## Exercise directions
Every line that holds the string "seaborn" is to be identified and copied.
>> begin
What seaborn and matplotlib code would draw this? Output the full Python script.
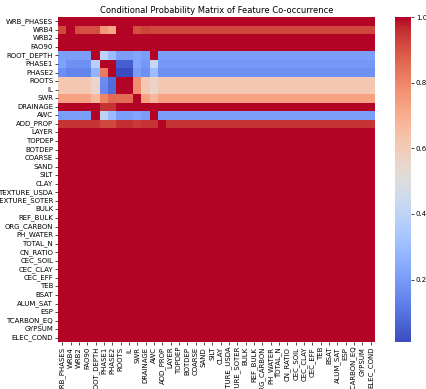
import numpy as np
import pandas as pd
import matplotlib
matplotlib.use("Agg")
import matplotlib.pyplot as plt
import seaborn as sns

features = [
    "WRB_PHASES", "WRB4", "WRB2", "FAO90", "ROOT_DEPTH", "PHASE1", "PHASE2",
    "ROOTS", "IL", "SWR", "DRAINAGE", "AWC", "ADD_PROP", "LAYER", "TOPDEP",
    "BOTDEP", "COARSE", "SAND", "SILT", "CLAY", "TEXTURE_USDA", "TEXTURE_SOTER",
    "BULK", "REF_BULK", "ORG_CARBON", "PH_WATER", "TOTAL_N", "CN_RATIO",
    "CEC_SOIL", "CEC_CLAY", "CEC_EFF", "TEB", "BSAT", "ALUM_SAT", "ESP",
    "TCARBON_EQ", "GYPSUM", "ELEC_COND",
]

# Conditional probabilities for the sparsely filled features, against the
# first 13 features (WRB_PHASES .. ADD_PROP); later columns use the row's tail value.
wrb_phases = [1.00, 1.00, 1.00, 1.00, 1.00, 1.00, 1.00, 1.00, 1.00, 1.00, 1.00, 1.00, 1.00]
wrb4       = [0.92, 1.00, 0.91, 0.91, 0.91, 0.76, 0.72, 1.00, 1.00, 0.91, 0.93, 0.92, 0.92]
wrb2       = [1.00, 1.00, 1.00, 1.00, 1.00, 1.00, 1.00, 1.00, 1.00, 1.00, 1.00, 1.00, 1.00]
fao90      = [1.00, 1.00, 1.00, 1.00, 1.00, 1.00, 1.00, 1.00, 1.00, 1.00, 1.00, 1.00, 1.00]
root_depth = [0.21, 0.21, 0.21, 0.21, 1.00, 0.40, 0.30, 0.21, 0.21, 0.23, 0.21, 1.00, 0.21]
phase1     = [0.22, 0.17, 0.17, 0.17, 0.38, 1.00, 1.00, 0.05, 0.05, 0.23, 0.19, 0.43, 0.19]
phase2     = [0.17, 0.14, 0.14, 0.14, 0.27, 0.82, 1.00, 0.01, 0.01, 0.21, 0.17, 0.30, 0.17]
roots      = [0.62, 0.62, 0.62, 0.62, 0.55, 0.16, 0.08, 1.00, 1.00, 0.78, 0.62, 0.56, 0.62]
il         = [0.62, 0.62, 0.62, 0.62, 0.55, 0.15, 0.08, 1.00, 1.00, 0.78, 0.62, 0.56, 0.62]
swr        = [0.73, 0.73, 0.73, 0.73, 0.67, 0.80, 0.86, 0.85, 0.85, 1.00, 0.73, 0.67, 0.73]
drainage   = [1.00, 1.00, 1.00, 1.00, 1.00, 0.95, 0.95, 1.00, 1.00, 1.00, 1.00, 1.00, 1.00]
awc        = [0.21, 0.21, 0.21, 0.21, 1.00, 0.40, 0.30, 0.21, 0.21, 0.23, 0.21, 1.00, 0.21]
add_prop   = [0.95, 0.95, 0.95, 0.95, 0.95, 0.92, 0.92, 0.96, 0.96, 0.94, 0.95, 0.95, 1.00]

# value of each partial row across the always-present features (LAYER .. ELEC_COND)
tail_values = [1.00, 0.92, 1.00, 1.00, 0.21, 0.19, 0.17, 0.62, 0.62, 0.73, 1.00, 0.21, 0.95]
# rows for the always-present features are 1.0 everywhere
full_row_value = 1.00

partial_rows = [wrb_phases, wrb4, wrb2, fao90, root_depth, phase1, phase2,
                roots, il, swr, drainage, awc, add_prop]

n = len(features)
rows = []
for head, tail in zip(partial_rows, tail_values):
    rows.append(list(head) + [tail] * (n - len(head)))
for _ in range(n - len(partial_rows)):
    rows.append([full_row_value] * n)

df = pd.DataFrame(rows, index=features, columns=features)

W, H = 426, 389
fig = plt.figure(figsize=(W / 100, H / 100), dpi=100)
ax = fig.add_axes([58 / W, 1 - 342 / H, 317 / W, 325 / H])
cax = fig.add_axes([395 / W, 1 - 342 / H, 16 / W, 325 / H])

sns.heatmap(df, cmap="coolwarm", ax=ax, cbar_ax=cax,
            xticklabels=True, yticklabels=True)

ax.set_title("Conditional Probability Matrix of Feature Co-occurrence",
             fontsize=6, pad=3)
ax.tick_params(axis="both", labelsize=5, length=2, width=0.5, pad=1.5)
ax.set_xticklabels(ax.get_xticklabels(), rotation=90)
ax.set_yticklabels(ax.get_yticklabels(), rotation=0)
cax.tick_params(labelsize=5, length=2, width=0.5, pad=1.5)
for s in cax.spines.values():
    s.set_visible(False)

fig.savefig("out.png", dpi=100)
>> end
## Solution to this task
What seaborn and matplotlib code would draw this? Output the full Python script.
import seaborn as sns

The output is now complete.